Test-retest reliability is perhaps the most common method to assess reliability. This form of reliability involves administering a test to the same people on multiple occasions to determine whether their scores are consistent on the test (James, Mackenzie, & Capra, 2010; Stanley, 1992). Test-retest reliability is calculated by correlating the scores on the test at one point in time with the scores at a later date (Stanley, 1992). For example, a manager could administer the new math test to applicants on one date, then administer the same test two weeks later. If the results of the test at both time points show a high correlation, then the test can be said to exhibit strong test-retest reliability. One consideration for test-retest reliability is that the scores at the second time point can be influenced by the individual’s knowledge of the test from taking it the first time (James et al., 2010). This increased knowledge of the test could increase their score on their second attempt and, in turn, decrease the correlation between the scores on each administration. For this reason, the time between the two assessments should be long enough that this knowledge doesn't impact scores, but short enough that the individual doesn't naturally learn more about the topic in between assessments. Researchers suggest that the ideal time between test administrations could be anywhere between seven and 60 days (Mount, Muchinsky, & Hanse, 1977; Stanley, 1992). For this reason, managers should use a time frame between these amounts to best measure test-retest reliability.

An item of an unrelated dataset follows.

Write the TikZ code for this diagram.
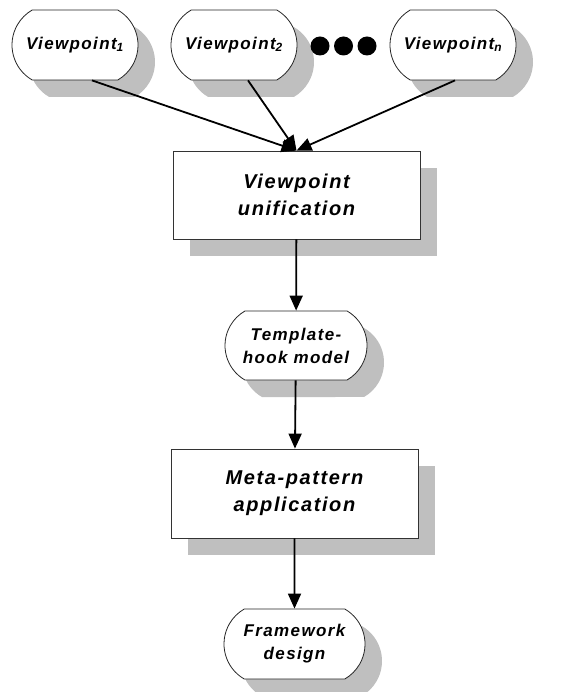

Let’s think back to our earlier examples. If you’re having doubts about results you are receiving from a test, it might be time to assess its reliability! It’s important to note that not every type of reliability will apply to every test. Most of the time, testing the reliability of a test one or two of the methods described here will do the trick. Keep these forms of reliability in mind and it might provide some insight in terms of why the test may or may not be reliable!